Assassin's Creed is the latest franchise to try their hand at adapting a video game into a Movie. I went into this movie with very high hopes, as I am a huge fan of the games. The games are RPG and very story reliant, which I thought would make the adaptation into a movie an easier transition than an Angry Birds movie or a Mortal Kombat movie. Unfortunately, once again, we are let down with another average video game movie that leaves much to be desired. In Assassin's Creed, every triumph is accompanied by an even larger letdown. For every moment of exhilaration is a moment of extreme boredom or stupidity. Somewhere in the editing room there is probably a really good cut of this movie, but, unfortunately, we were not left with that version.
The basic premise of the movie follows in line with that of the video games. The main character Callum, played by Michael Fassbender, is a part of a long line of Assassins, who swear their life away to protect ancient artifacts full of immense power away from the Templars. The main character gets captured by the Templar, and they use a machine called the Animus to retrace the memories of his ancestor Aguilar and find the Apple of Eden. This artificat contains the genetic code for free will, and in the Templar's hands, would be used to eradicate free will from humanity.
This premise comes chock full of potential, and this is evident in the sparing moments of redemption that kept me locked in as a viewer. In the flashbacks where we follow Aguilar and his band of Assassins on their pursuit for the Apple of Eden we get moment after moment of gripping action and tension. Undoubtedly, the movies greatest strength was in the action sequences. The scenes shifted seamlessly from present day Callum mimicking the moves of his ancestor Aguilar to the past real action that led to the safe keeping of the Apple of Eden. This action was beautifully choreographed to capture the movements that defined the video games, and still give minor updates to better fit the film.

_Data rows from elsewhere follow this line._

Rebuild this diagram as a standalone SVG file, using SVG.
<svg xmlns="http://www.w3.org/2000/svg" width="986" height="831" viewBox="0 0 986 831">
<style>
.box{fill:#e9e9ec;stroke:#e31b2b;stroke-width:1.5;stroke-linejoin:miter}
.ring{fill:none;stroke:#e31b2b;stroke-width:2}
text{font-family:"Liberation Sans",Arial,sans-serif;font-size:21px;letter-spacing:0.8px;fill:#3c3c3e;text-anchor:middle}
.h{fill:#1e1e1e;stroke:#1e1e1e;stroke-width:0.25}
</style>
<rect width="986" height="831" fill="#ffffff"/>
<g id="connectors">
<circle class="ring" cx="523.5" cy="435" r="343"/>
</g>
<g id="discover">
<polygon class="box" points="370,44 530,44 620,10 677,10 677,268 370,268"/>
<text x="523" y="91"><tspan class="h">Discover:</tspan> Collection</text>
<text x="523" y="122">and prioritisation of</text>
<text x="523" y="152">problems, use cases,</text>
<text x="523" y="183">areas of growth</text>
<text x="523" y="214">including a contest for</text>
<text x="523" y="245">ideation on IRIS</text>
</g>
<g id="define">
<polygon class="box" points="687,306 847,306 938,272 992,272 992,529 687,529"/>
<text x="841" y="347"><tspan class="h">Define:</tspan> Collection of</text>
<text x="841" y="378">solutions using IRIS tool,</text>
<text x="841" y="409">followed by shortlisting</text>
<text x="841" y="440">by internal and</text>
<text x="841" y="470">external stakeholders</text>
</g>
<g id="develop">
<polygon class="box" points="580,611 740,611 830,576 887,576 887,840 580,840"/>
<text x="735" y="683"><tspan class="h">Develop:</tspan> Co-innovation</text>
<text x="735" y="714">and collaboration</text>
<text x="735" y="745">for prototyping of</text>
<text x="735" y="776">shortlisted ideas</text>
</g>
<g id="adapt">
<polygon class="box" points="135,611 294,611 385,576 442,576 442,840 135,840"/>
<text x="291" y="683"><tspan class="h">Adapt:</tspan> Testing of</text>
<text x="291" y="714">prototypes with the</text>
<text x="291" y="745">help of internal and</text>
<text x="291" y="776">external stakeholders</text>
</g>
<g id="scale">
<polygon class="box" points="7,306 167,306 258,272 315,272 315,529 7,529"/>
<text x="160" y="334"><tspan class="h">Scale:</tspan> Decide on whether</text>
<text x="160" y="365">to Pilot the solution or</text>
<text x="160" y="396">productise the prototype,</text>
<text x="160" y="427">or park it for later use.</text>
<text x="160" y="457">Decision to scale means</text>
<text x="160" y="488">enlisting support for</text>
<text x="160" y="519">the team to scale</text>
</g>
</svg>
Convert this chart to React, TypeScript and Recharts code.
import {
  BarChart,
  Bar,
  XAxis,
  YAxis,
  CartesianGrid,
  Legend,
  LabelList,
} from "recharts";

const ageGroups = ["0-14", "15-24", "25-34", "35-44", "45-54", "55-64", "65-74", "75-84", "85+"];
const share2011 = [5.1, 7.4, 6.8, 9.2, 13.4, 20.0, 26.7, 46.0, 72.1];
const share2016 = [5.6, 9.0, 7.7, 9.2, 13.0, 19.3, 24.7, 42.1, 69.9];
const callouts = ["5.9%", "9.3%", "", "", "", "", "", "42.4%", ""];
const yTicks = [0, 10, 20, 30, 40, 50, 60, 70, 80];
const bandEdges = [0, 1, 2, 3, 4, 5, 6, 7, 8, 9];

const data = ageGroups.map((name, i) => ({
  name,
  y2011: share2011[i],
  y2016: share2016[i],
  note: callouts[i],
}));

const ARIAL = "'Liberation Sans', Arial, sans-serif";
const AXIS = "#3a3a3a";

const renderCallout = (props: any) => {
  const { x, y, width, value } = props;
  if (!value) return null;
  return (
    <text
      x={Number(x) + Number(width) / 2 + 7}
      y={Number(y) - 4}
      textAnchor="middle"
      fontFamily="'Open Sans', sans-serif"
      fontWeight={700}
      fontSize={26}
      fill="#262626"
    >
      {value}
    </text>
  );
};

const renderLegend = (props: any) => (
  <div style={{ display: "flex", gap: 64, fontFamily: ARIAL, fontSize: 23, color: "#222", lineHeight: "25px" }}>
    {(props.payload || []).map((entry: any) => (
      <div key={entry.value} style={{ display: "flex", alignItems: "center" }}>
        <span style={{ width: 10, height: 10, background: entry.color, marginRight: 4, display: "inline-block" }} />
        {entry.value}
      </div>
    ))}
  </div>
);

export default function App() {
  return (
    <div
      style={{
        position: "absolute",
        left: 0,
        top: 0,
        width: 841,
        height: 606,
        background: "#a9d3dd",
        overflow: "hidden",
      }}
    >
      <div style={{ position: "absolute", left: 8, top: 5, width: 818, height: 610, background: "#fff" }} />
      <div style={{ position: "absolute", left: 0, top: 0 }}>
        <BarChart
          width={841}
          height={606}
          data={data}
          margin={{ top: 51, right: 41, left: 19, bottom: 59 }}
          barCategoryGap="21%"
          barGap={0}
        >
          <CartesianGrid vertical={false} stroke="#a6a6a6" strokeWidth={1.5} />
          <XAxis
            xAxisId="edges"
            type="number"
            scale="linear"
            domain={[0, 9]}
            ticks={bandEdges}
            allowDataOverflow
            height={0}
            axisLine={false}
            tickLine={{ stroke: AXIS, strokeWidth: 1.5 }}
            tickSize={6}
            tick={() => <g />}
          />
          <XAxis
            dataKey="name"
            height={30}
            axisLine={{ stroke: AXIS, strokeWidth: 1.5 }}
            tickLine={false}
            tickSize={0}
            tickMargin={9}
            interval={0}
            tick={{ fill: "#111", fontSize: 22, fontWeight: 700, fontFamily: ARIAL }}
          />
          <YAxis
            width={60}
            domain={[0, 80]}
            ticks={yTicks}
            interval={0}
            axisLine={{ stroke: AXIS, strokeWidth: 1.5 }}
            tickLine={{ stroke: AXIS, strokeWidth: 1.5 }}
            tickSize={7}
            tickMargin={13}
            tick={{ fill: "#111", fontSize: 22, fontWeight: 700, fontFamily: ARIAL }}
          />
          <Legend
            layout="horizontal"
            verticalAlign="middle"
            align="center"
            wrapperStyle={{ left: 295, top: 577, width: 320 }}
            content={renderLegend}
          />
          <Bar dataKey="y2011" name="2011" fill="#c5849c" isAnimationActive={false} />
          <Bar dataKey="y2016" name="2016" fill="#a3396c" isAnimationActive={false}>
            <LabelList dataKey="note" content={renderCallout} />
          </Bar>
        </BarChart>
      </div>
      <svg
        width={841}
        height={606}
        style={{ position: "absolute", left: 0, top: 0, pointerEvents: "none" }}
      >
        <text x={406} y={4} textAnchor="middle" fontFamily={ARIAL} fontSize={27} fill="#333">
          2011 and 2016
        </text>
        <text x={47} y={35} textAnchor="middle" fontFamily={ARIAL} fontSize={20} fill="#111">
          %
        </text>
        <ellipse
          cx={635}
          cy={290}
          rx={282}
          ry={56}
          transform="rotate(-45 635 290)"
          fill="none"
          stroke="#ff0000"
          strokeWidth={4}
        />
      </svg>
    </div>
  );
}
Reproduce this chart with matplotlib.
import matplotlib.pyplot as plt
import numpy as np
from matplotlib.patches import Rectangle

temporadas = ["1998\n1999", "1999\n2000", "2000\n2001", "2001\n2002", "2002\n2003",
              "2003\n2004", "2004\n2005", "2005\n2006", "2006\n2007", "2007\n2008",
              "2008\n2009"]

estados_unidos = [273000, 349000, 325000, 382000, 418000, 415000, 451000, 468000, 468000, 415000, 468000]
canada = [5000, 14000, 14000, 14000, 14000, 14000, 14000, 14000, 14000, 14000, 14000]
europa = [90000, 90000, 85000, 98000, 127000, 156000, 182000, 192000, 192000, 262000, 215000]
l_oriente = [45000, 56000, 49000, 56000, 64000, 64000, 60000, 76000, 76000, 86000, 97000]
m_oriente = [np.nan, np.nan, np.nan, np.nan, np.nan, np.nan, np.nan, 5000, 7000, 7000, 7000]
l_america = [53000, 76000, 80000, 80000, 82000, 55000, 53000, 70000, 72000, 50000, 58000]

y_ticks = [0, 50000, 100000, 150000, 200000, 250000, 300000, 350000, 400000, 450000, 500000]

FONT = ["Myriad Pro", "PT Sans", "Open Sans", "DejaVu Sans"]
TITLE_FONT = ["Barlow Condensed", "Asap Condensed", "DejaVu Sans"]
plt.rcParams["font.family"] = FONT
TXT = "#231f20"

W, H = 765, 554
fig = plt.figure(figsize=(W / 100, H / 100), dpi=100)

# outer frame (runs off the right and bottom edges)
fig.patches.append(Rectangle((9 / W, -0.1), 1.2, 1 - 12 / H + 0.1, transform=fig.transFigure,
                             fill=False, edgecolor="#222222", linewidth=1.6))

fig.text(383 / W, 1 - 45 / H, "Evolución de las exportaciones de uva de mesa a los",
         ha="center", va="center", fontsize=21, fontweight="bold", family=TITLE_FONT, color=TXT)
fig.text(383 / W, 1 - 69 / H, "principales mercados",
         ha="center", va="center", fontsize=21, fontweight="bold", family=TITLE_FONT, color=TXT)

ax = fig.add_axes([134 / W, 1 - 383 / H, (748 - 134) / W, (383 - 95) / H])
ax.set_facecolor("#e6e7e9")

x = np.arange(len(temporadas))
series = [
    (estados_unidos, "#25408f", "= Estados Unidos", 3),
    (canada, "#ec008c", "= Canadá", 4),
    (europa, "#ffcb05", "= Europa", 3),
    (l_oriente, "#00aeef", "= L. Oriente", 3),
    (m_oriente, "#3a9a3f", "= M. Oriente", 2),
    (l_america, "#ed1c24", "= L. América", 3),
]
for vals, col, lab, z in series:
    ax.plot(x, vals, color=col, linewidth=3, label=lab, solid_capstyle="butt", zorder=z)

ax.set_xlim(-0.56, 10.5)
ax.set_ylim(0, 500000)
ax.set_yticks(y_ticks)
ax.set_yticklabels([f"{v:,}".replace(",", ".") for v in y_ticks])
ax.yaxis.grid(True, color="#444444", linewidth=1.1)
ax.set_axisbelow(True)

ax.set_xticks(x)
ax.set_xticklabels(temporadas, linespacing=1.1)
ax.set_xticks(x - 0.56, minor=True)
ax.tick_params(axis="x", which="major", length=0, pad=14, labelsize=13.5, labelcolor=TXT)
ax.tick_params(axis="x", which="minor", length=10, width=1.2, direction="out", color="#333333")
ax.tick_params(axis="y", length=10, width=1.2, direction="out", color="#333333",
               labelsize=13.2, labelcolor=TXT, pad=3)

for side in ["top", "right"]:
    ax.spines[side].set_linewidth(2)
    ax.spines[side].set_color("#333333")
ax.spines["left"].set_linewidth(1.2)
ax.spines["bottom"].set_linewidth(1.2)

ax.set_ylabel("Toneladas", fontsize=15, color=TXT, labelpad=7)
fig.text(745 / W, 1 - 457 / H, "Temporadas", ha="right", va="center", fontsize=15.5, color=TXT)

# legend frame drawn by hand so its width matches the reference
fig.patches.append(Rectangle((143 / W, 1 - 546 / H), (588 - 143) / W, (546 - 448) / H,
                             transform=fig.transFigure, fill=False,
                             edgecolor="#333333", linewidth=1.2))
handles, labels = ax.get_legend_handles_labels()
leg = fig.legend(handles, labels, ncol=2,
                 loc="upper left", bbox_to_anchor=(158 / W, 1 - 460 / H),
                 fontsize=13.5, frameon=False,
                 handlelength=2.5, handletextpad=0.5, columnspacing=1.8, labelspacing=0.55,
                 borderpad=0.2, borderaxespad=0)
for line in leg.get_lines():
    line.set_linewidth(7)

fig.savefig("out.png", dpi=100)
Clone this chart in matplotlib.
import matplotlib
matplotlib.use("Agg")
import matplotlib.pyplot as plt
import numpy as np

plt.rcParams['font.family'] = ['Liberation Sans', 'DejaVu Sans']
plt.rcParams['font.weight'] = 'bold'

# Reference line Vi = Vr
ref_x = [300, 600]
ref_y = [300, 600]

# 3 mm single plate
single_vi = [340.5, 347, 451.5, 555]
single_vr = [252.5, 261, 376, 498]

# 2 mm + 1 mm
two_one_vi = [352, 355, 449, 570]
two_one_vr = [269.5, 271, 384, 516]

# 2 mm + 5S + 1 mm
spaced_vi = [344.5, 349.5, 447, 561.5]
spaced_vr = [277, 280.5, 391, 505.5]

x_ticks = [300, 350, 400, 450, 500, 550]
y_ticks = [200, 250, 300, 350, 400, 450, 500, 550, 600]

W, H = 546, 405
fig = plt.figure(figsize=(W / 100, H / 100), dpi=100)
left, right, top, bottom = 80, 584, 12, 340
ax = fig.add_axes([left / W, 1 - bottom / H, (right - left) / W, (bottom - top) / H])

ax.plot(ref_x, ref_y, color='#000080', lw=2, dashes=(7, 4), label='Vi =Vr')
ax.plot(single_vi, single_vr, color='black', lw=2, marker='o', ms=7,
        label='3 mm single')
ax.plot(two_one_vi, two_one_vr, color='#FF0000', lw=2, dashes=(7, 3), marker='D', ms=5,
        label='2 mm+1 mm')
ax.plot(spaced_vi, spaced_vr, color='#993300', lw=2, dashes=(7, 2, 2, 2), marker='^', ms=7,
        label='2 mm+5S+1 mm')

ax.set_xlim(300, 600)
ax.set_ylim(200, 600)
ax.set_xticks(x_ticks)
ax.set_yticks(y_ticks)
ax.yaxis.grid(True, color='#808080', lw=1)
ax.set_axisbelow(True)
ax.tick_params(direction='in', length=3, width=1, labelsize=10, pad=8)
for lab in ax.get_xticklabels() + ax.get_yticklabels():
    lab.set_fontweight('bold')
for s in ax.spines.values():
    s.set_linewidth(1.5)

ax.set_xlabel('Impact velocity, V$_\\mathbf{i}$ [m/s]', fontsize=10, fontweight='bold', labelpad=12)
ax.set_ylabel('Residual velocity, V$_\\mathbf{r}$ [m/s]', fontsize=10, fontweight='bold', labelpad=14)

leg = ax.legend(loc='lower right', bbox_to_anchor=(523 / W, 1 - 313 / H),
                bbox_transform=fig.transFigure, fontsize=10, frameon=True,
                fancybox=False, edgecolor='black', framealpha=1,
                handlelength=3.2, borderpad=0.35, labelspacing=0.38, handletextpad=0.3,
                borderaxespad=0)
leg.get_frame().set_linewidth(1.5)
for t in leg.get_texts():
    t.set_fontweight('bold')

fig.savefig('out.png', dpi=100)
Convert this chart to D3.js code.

Another redeeming quality of the movie was the performances by the actors. Michael Fassbender once again delivers a great performance, even with a mostly shallow character to portray. At this point, I am almost positive you could give Fassbender any role, and he would deliver it to perfection. The same goes for Jeremy Irons and Marion Cottilard, who offer great performances with awfully shallow characters that they are left to work with.
These strong performances get wasted by a plot that focuses to much on the present day affairs, and not enough in the much more interesting tails of the past. In the Abstergo building, where we see the majority of the film take place, the film moves at a monotonous pace that makes the viewer desperate for something to draw them out of this lull. The story and corruption of the Abstergo company, which is really a modern day Templar Order, were simply not interesting enough to keep the viewers attention.
My biggest issue with this movie came in the last couple minutes of the movie, where the filmmakers just could not help themselves from making one of the worst and most shortsighted sins a filmmaker can commit. Instead of focusing on creating one, concise story that could have possibly ended in a way that would redeem the shortcomings of the film, they went the route of setting up a sequel. We do not get a resolution to the issue of the keepers of the Apple of Eden, and instead are told to tune in next time, for a sequel that will all but likely never happen. What they failed to realize that in setting up for a sequel, you need to first create a movie good enough to draw viewers interest, and then build off of this stepping stone into creating a franchise. Creating a half-baked film that is mostly a snooze-fest, while you focus more heavily on setting up the next movie is the exact reason that the sequel will most likely never come.
In sum, Assassin's Creed does not solve the mystery of how to make a good video game movie. The film struggles to find its footing, and middles between two timelines, focusing to heavily on the less interesting of the two. The seeds of a good movie are present, however, not capitalized on, and we are left still waiting for that one defining video game movie to enjoy.